What you need to do -
Emit the exact text of every line from the line with "The picture is" to the line with "plt.rcParams['font.family'] = ['Lato', 'DejaVu", both ends included. No other output is expected.

Entries with chart source code:
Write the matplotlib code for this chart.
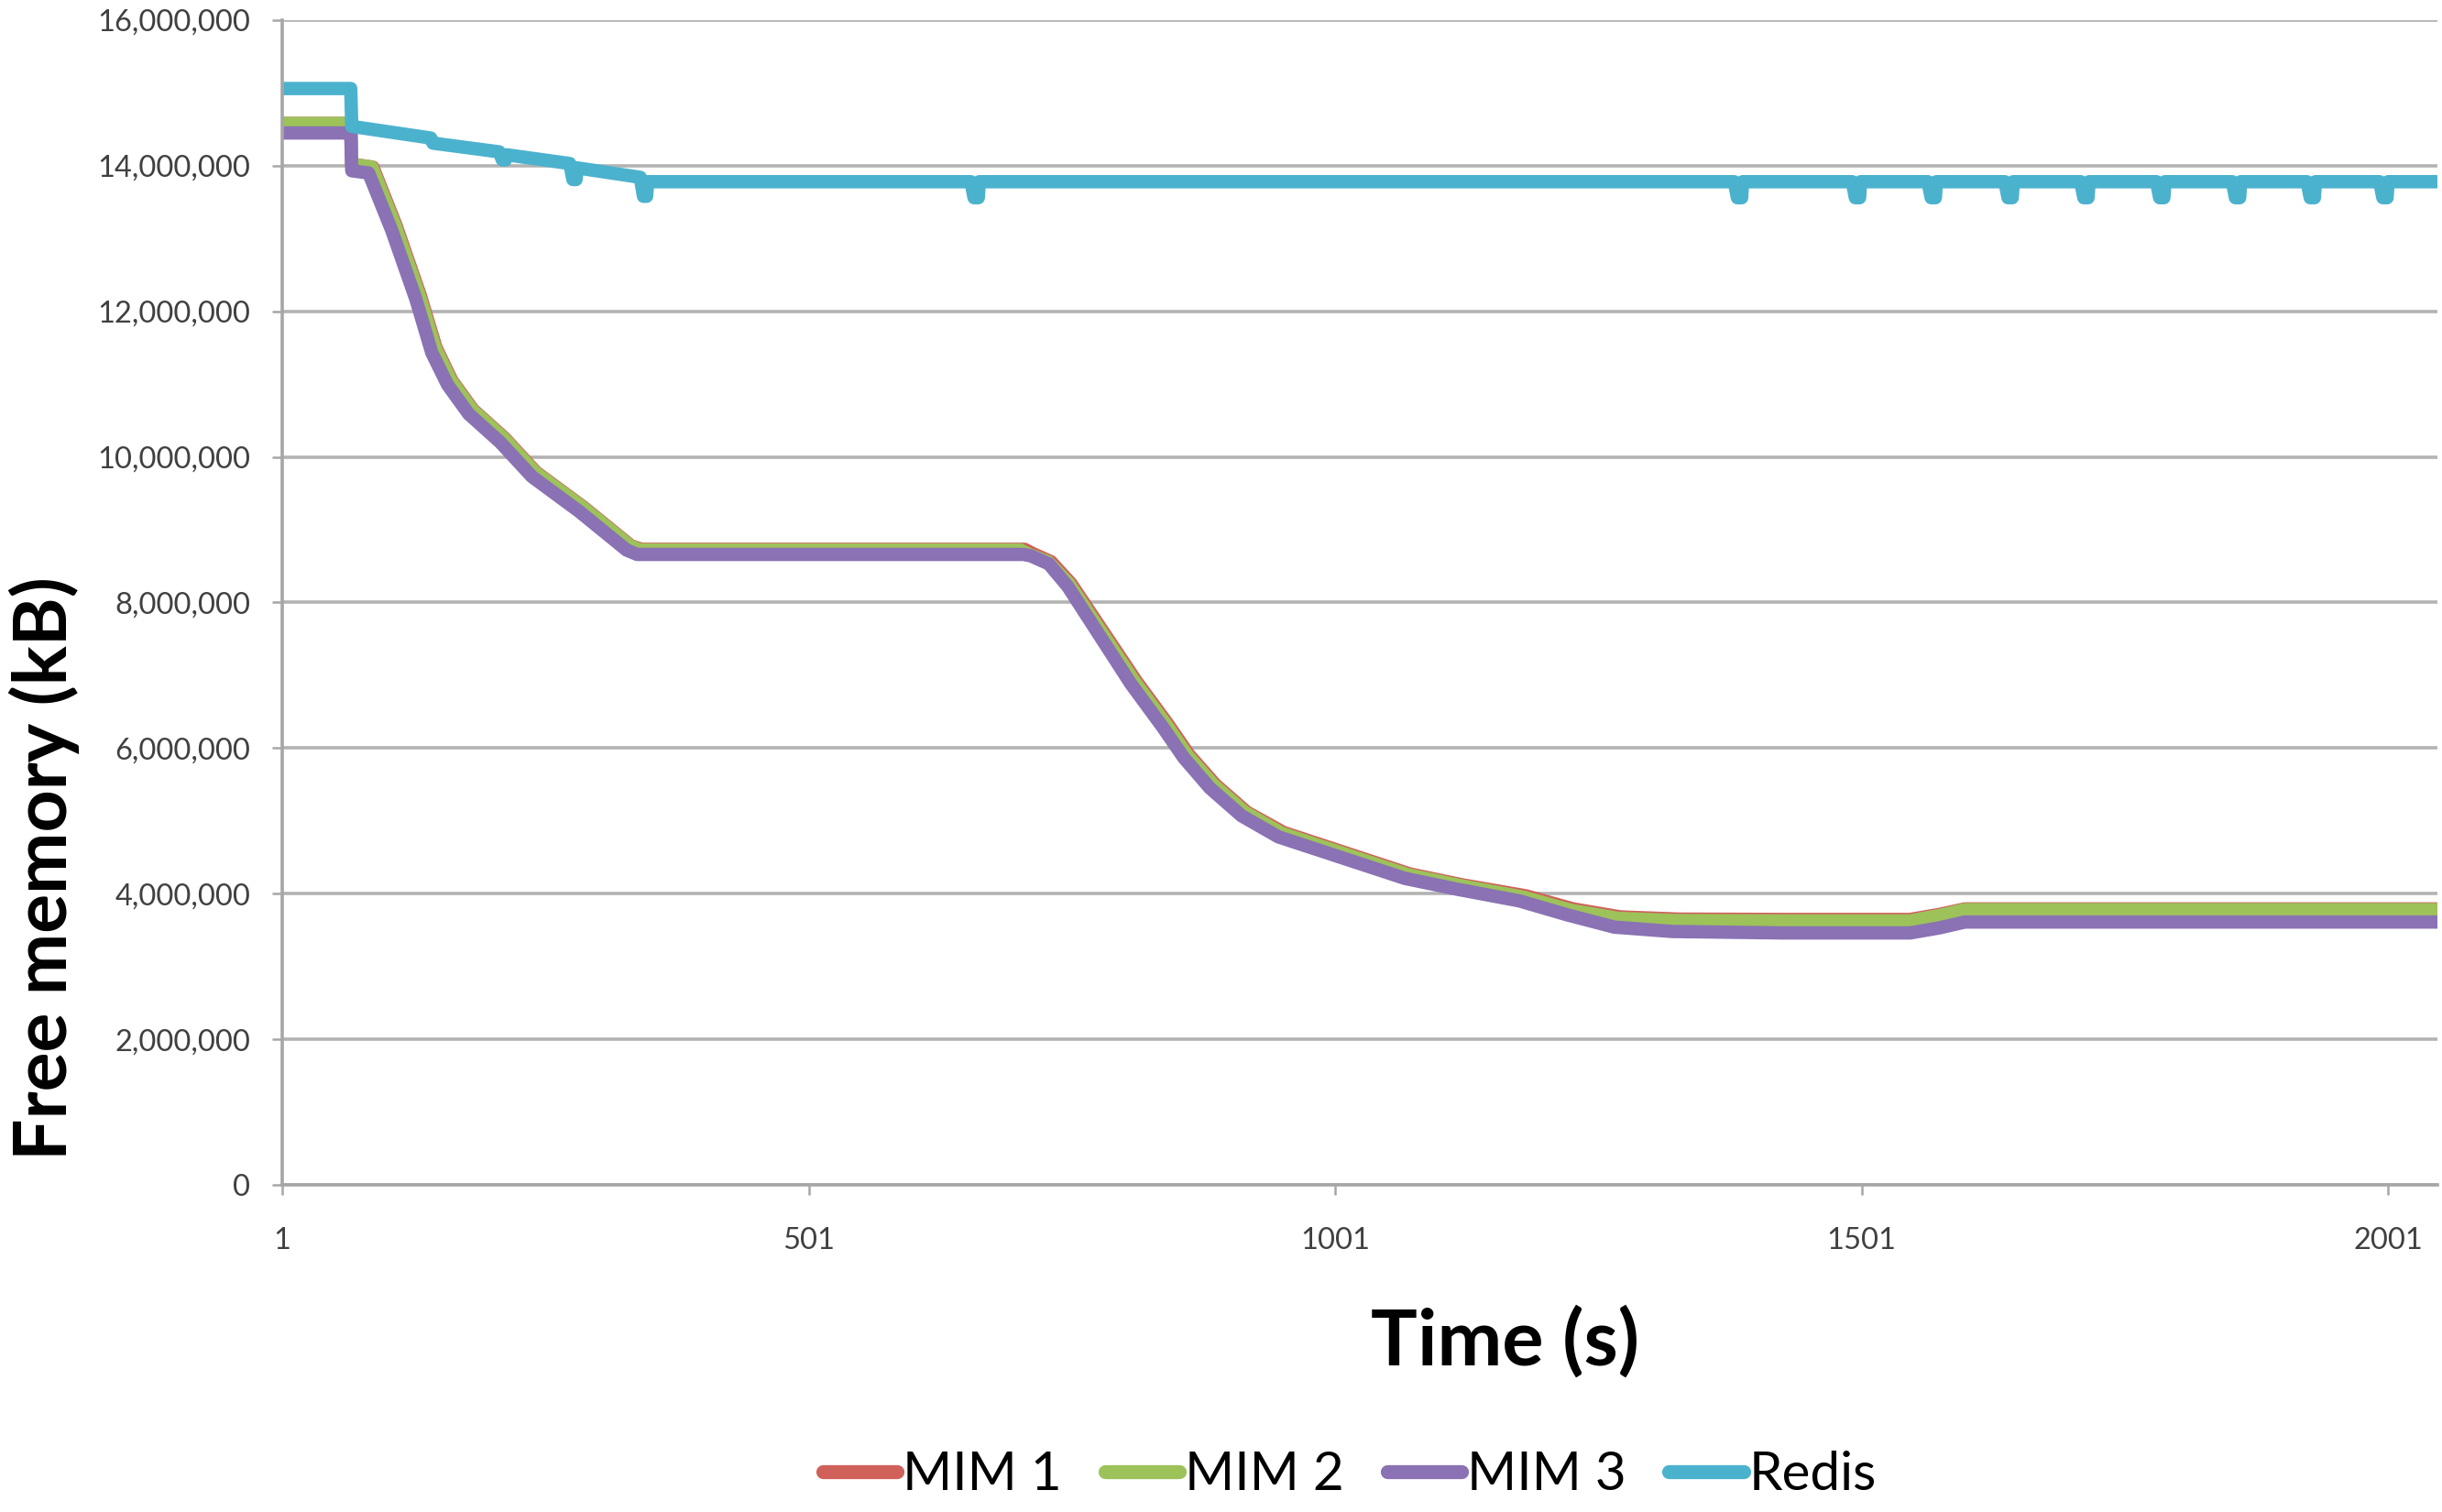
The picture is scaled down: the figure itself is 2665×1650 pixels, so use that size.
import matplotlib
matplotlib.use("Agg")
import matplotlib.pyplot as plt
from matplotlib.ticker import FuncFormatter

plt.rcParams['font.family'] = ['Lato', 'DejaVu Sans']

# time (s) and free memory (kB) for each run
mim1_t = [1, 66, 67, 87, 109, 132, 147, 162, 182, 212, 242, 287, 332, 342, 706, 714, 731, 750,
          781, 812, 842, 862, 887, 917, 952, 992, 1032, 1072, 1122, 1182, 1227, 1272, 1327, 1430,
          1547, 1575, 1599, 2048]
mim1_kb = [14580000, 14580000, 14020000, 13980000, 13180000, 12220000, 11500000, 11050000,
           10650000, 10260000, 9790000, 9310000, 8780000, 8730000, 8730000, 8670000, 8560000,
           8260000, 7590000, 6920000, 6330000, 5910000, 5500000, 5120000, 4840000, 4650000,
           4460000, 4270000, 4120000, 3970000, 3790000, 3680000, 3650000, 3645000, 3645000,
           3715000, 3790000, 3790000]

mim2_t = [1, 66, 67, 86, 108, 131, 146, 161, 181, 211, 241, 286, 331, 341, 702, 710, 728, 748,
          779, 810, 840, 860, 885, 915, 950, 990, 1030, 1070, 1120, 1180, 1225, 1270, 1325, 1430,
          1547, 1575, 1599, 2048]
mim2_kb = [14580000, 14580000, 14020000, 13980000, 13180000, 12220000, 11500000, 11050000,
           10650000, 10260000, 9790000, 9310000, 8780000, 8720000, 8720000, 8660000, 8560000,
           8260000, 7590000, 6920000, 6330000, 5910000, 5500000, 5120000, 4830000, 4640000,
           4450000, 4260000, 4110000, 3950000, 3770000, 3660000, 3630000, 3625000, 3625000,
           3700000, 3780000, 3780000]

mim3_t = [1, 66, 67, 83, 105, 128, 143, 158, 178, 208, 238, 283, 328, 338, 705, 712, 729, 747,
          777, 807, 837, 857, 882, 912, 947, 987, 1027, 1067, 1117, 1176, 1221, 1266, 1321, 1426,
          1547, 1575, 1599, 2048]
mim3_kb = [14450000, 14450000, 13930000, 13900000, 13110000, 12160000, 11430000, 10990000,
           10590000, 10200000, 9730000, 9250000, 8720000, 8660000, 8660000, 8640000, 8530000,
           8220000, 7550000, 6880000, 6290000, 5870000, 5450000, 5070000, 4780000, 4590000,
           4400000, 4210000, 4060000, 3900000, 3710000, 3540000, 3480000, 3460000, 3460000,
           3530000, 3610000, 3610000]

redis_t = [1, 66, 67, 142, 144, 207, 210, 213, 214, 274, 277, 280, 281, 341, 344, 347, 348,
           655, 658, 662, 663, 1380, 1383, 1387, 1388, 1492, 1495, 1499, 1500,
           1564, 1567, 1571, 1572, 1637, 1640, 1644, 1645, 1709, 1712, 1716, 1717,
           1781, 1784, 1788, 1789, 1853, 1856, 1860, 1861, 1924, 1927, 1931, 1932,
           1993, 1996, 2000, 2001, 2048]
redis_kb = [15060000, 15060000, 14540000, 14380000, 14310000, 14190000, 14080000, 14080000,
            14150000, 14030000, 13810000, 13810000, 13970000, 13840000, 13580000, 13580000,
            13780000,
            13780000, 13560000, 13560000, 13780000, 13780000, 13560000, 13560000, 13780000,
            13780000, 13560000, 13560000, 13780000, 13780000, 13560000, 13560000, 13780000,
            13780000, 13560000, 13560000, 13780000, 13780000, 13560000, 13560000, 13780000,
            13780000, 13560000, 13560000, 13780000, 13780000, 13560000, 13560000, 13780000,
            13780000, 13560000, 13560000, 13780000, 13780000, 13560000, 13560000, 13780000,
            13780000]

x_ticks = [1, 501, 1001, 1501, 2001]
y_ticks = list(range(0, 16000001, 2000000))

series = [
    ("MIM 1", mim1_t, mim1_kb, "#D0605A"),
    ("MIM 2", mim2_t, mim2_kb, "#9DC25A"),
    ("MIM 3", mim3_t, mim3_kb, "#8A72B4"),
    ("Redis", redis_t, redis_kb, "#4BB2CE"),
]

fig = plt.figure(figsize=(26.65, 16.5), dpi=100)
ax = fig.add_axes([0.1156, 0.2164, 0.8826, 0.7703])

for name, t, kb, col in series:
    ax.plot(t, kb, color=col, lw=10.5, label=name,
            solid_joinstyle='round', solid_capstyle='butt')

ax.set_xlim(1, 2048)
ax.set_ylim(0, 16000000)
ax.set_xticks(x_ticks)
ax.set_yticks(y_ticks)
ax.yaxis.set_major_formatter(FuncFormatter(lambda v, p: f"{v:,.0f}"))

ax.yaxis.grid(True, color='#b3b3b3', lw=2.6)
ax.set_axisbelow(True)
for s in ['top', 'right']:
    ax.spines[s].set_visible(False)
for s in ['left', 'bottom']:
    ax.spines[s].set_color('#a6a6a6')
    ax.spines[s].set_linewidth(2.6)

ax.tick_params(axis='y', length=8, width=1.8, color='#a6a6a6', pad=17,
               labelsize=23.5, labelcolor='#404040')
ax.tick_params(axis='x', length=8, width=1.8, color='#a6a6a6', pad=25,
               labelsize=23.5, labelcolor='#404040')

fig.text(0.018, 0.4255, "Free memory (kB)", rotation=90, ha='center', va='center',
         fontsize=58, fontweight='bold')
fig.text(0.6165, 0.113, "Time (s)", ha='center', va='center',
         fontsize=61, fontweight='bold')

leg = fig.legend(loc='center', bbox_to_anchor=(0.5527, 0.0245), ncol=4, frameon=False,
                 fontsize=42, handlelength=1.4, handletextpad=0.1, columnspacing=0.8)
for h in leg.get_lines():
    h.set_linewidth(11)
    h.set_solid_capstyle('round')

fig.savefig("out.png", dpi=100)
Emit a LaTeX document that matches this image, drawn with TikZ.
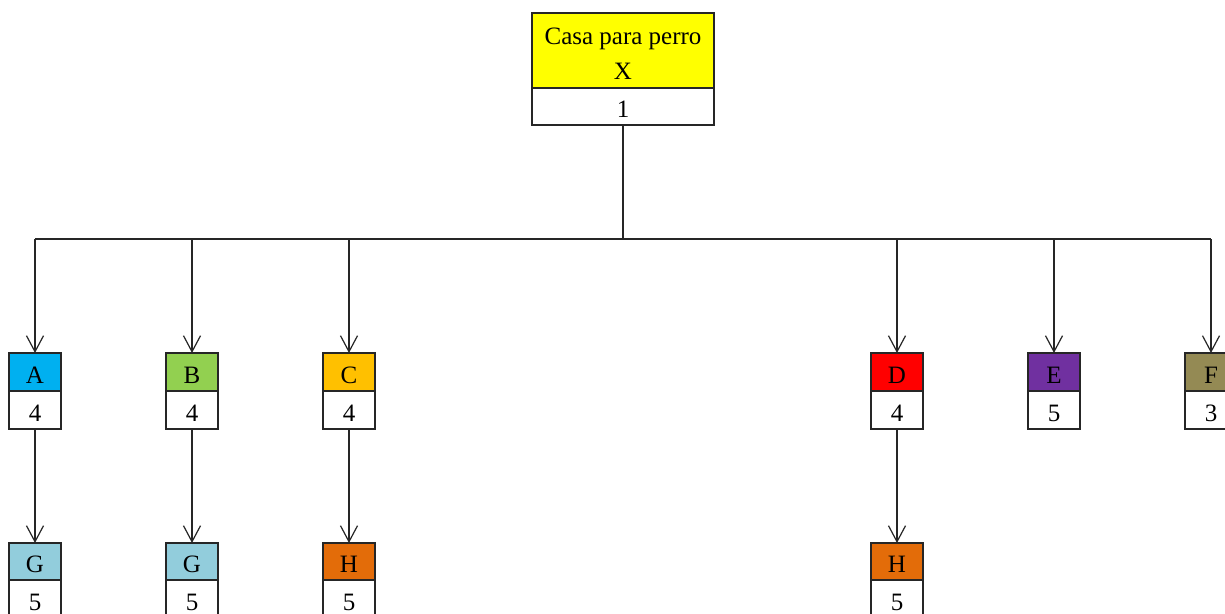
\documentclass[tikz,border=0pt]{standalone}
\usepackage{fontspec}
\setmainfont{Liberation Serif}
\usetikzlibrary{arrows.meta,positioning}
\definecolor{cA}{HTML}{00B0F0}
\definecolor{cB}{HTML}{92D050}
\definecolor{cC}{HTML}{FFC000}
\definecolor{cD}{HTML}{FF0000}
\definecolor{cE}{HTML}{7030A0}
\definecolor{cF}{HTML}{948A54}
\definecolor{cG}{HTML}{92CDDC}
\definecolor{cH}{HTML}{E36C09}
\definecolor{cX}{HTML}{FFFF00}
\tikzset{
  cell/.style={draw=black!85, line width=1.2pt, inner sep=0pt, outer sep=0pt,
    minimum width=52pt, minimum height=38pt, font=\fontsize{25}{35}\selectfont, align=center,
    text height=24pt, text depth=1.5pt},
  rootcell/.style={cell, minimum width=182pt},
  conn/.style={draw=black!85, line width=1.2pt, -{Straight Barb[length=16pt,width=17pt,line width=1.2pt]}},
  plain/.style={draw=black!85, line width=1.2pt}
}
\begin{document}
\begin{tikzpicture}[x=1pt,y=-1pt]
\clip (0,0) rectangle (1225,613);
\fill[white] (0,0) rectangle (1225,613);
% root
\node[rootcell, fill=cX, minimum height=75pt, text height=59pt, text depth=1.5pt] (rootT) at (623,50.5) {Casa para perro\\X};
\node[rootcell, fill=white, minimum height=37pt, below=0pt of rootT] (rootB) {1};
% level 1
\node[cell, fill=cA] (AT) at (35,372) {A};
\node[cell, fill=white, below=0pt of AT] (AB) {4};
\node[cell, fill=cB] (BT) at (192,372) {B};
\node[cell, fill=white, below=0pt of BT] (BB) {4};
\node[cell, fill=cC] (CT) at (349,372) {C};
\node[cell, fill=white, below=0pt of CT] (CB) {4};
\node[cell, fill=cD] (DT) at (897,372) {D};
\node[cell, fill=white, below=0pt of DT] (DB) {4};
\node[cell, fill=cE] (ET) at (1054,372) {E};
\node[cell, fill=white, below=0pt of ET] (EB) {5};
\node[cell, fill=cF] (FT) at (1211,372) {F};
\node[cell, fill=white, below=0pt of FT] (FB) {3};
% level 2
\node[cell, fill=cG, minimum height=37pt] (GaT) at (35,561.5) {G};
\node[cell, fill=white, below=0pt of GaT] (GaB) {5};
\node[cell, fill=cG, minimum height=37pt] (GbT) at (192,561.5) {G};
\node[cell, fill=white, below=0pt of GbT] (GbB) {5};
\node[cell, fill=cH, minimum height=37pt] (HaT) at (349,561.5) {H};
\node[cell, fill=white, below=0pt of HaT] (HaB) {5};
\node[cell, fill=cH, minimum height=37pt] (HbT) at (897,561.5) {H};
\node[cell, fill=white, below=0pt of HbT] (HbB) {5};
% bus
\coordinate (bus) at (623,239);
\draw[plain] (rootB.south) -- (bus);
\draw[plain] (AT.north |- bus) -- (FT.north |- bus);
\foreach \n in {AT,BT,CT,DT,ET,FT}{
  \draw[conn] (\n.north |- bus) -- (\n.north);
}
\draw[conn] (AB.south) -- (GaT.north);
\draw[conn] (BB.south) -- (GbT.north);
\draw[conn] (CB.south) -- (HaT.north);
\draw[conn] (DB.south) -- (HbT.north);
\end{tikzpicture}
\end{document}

Result for this task -
The picture is scaled down: the figure itself is 2665×1650 pixels, so use that size.
import matplotlib
matplotlib.use("Agg")
import matplotlib.pyplot as plt
from matplotlib.ticker import FuncFormatter

plt.rcParams['font.family'] = ['Lato', 'DejaVu Sans']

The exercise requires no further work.